Toyota resumes expansion with new Mexico, China plants
The world's largest automaker by sales volume said it would build a $1 billion plant with an annual capacity of 200,000 cars in the central Mexican state of Guanajuato, increasing its overall North American production capacity by about the same number of vehicles.
That plant, Toyota's first passenger car plant in Mexico, would have about 2,000 workers, the company said.
The highly anticipated announcement comes amid a flurry of new auto investments in Mexico, as carmakers are drawn to its low labor costs, free trade agreements and proximity to the United States.
Since the beginning of Mexican President Enrique Pena Nieto's administration in December 2012, auto investments have reached over $20 billion dollars, Mexico's Economy Minister Ildefonso Guajardo said at Toyota's announcement in Mexico City on Wednesday.

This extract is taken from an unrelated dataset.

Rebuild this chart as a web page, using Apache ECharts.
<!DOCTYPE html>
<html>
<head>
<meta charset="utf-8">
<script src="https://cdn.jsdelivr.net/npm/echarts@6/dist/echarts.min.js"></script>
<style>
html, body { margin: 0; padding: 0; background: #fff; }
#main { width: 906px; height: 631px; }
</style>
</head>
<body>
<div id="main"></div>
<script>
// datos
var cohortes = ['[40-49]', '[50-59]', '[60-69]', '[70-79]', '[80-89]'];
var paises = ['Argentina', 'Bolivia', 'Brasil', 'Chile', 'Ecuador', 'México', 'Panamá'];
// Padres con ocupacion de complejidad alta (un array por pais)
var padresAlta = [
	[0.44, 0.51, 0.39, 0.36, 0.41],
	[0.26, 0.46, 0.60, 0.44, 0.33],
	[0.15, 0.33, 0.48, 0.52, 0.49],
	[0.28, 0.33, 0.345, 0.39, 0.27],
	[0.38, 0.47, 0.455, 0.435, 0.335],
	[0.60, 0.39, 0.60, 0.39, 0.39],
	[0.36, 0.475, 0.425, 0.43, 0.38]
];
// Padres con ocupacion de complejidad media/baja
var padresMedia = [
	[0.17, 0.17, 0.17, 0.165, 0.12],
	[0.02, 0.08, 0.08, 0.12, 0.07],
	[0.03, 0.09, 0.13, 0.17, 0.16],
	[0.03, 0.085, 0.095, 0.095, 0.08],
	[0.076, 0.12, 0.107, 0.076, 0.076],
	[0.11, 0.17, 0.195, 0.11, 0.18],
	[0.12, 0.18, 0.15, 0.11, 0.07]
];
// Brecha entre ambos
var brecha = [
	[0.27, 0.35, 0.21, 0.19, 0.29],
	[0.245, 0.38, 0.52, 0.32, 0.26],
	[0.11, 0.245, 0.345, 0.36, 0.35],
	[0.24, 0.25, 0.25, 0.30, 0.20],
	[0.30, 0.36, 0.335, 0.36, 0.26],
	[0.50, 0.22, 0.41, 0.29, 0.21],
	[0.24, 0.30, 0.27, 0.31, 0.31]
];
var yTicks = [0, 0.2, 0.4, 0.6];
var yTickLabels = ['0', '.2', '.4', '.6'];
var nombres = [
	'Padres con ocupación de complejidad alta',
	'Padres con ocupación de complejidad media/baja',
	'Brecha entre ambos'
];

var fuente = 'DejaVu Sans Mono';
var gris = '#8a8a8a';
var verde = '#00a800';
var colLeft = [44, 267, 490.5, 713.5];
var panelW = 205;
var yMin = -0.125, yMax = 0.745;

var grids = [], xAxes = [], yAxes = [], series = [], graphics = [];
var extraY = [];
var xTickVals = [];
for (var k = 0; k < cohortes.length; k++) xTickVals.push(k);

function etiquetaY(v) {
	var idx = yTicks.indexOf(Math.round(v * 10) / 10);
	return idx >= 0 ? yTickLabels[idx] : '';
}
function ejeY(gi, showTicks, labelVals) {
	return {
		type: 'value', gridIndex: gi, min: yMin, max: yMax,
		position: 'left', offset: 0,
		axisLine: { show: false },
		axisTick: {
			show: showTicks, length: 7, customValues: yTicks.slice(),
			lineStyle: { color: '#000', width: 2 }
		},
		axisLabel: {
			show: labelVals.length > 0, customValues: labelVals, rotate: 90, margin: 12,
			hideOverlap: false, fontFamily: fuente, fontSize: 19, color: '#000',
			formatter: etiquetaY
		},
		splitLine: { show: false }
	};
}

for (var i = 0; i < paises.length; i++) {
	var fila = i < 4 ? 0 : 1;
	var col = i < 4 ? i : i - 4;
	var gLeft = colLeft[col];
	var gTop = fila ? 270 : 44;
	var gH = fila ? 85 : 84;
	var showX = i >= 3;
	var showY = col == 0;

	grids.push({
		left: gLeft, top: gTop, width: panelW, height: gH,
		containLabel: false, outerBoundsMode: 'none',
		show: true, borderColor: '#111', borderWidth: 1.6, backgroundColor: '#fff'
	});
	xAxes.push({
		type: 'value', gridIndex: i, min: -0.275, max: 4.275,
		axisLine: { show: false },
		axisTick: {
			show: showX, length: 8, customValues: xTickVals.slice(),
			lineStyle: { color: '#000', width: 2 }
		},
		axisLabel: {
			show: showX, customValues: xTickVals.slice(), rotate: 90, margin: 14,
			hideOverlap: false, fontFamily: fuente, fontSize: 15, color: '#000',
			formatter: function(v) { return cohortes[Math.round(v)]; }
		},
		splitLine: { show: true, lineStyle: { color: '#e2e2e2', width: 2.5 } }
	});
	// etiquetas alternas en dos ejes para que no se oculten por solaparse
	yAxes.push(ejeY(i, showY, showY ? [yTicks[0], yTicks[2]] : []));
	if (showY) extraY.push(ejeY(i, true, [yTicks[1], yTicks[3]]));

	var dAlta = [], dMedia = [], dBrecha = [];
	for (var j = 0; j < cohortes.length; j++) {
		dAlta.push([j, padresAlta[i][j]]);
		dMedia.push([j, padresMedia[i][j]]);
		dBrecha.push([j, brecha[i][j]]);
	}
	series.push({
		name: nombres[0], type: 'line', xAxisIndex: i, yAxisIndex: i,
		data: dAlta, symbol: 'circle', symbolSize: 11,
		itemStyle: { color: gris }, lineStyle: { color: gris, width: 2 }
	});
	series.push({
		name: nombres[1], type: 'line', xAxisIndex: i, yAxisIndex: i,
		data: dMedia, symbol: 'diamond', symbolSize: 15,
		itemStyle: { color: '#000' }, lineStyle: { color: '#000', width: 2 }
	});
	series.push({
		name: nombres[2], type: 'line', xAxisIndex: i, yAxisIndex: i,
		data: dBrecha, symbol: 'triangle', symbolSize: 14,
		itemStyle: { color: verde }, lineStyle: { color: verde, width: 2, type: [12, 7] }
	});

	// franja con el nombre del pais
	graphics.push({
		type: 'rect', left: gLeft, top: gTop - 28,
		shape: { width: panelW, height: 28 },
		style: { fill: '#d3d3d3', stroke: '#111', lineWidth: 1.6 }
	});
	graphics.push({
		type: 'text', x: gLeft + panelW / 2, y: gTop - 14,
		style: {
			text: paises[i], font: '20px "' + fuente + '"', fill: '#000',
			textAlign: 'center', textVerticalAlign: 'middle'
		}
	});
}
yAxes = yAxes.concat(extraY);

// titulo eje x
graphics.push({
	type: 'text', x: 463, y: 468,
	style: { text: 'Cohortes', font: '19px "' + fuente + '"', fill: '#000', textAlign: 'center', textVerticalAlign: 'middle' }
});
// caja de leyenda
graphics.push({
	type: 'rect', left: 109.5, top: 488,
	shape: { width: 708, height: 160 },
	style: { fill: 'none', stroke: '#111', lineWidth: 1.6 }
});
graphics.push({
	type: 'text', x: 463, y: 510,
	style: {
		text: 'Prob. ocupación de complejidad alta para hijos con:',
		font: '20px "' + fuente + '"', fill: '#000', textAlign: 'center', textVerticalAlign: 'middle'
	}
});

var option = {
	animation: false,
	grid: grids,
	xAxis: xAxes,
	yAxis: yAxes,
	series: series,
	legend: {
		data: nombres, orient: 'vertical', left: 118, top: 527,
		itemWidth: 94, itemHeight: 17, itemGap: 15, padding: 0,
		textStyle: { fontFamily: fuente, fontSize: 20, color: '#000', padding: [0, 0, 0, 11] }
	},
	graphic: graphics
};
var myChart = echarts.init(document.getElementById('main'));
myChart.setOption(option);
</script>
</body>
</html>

The new Mexico plant will be the first built from the ground up under the Toyota New Global Architecture strategy, the automaker's new approach to engineering and building vehicles, Jim Lentz, head of Toyota's North American operations, said in an interview on Wednesday.
Toyota said investment for the Guanajuato plant would likely be about 40 percent less than comparable investments in 2008. The Guanajuato site will be a model for other factories globally, Lentz said.
Toyota plans to move production of its Corolla compact car to the new Mexican plant in 2019 from a factory in Cambridge, Ontario.
The Canadian plant will get a new product, Lentz said, as part of a realignment of Toyota's North American manufacturing that will concentrate production of low-margin, small cars inMexico and at a Mississippi factory currently building the Corolla.
Toyota plants in Canada and the central United States will focus on larger, expensive cars and sport utilities. Pickup truck production will remain in Texas and Mexico, Lentz said.
In China, Toyota said it would spend about 52.5 billion yen ($440 million) to add a new facility and a third line at its factory in Guangzhou, owned jointly with Guangzhou Automobile Group Co Ltd. The line could start production in 2017 with capacity to make about 100,000 cars a year.
Wednesday's moves officially end Toyota President Akio Toyoda's three-year moratorium on capacity expansion, and increase pressure on the automaker's rivals, including Volkswagen AG and Detroit automakers General Motors Co and Ford Motor Co.
Toyota's sales took a hit during the 2007-09 recession and a 2010 recall scandal. Toyota says it is now using about 90 percent of its total manufacturing capacity compared with about 70 percent in 2009.
With the new Mexican plant, Lentz said: "We've expanded as much as we need to at this point."